Hardware emulators are programmable devices used in the verification of hardware designs. A common method of hardware design verification uses processor-based hardware emulators to emulate the DUT. These processor-based emulators sequentially evaluate combinatorial logic levels, starting at the inputs and proceeding to the outputs. Each pass through the entire set of logic levels is known as a cycle; the evaluation of each individual logic level is known as an emulation step.
A hardware emulator generally utilizes a computer workstation for providing emulation support facilities, i.e., emulation software, a compiler, and a graphical user interface to allow a person to program the emulator, and an emulation engine for performing the emulation. The emulation engine is comprised of at least one emulation board, and each emulation board contains individual emulation circuits. Each individual emulation circuit for a processor-based emulator contains multiple emulation processors, and each emulation processor is capable of mimicking a logic gate in each emulation step.

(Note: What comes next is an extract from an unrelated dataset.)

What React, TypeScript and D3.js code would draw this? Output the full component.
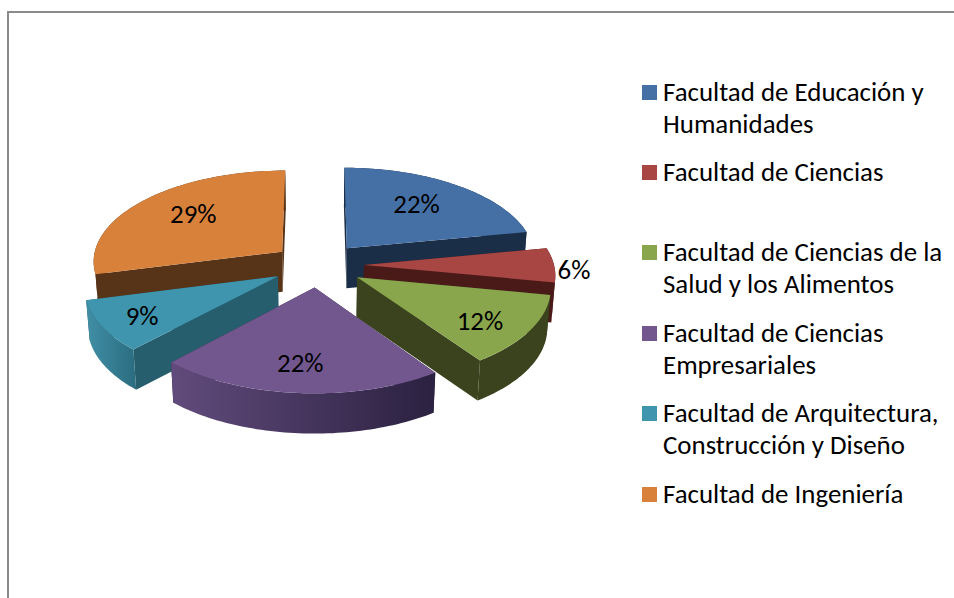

Emulation processor can be connected to data arrays, which are a special memory that has multiple read ports and supplies input data to the emulation processors. The emulation processors evaluate the data in accordance with an instruction word supplied from an instruction memory. One current design limitation of hardware emulators is that the input data provided on the read ports of the data array are not always used by the processor during an emulation step. A related limitation of hardware emulators is that there are other times when the processor has additional availability for a data input during an emulation step, but there are too few data array output ports to provide data to the available processor. Both limitations unnecessarily use up processor bandwidth during an emulation cycle. Furthermore, it is well known that processor bandwidth is a significant limiting factor of hardware emulator performance.